The largely unknown role of black workers in the construction of the Capitol, the White House and other public buildings in Washington, D.C., will be discussed today.

Robert Kapsch, senior scholar in historic architecture and historic engineering for the National Park Service, will explain black labor history in a slide lecture titled, “The Role of African Americans in Construction of the Public Buildings of the New Federal City: 1791-1817.”

The event, held at noon today in the ground floor conference room of the Veterans of Foreign Wars Building, 200 Maryland Ave. NE, in conjunction with Black History Month, will use a bottom-up approach to examine the often-forgotten history of black labor.
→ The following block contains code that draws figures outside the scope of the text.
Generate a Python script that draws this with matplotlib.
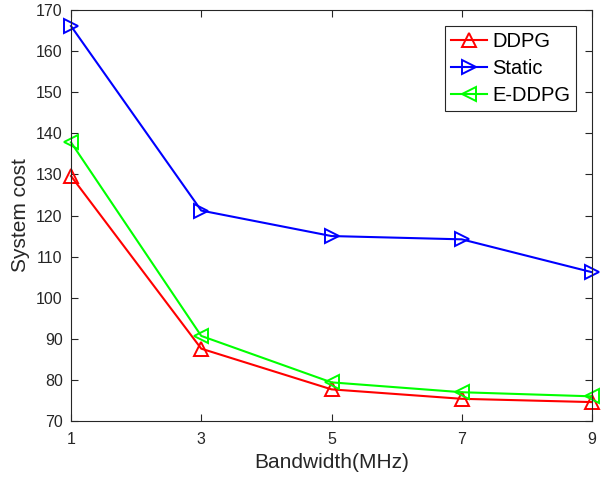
import matplotlib
matplotlib.use("Agg")
import matplotlib.pyplot as plt

bandwidth = [1, 3, 5, 7, 9]
ddpg = [129.6, 87.6, 77.7, 75.4, 74.6]
static = [166.1, 121.2, 115.0, 114.2, 106.2]
eddpg = [137.8, 90.7, 79.4, 77.0, 76.0]

plt.rcParams['font.family'] = ['Liberation Sans', 'DejaVu Sans']

fig = plt.figure(figsize=(6.03, 4.78), dpi=100)
ax = fig.add_axes([71 / 603, 1 - 421 / 478, 521 / 603, 411 / 478])

common = dict(markersize=10.5, markerfacecolor='none', markeredgewidth=1.4,
              linewidth=1.5, clip_on=False)
ax.plot(bandwidth, ddpg, color='#ff0000', marker='^', label='DDPG', **common)
ax.plot(bandwidth, static, color='#0000ff', marker='>', label='Static', **common)
ax.plot(bandwidth, eddpg, color='#00ff00', marker='<', label='E-DDPG', **common)

ax.set_xlim(1, 9)
ax.set_ylim(70, 170)
ax.set_xticks([1, 3, 5, 7, 9])
ax.set_yticks(range(70, 171, 10))
ax.tick_params(direction='in', top=True, right=True, labelsize=11.5, colors='#262626',
               length=5)
ax.tick_params(axis='y', pad=6)
ax.tick_params(axis='x', pad=8)
for s in ax.spines.values():
    s.set_color('#262626')
    s.set_linewidth(0.8)
ax.set_xlabel('Bandwidth(MHz)', fontsize=15, color='#262626', labelpad=4)
ax.set_ylabel('System cost', fontsize=15, color='#262626', labelpad=4)

leg = ax.legend(loc='upper right', bbox_to_anchor=((576 - 71) / 521, (421 - 26) / 411),
                fontsize=14.5, fancybox=False, edgecolor='#262626', framealpha=1,
                handlelength=1.8, handletextpad=0.25, borderpad=0.3, labelspacing=0.4,
                borderaxespad=0)
leg.get_frame().set_linewidth(0.8)

fig.savefig('out.png', dpi=100)
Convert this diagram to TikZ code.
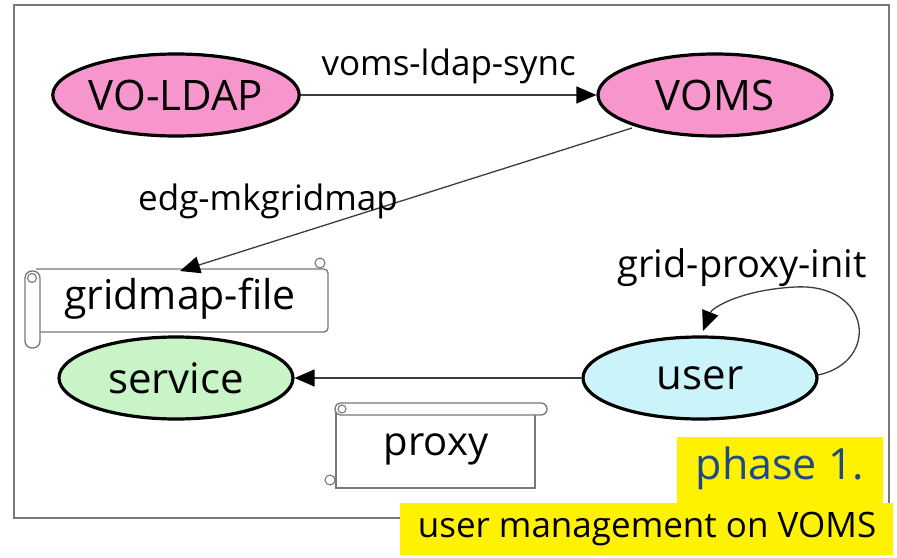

Washington was the world’s first modern, planned capital city and “African Americans had a major role in its construction,” Kapsch said. Over half of the 650 workers were black. Kapsch attributes this large number of laborers to Washington’s less-restrictive slavery laws that allowed free blacks to earn a living.

While the history of America’s forefathers such as Thomas Jefferson and George Washington is well-documented, the contributions of black workers in the capital city has gone largely unnoticed. African Americans like Benjamin Banneker, a free mathematician who surveyed the boundaries of the District in 1791, and Philip Reid, a slave whose mechanical expertise was used to place the Statue of Freedom on the Capitol dome in 1863, are examples of the contributions by blacks to the construction of the capital city.

“Most of the written history focused on the roles of Jefferson and Washington because they left diaries and other written documents,” Kapsch said. “It’s very hard to write African-American history because you have to dig a lot deeper.”

Kapsch plans to use slides to illustrate the building of D.C. from its roots. Although no original artwork of construction by black workers is known to survive, most of Kapsch’s presentation will feature slides of Washington in the late 1790s and early 1800s, with one illustration of a workman on the Capitol.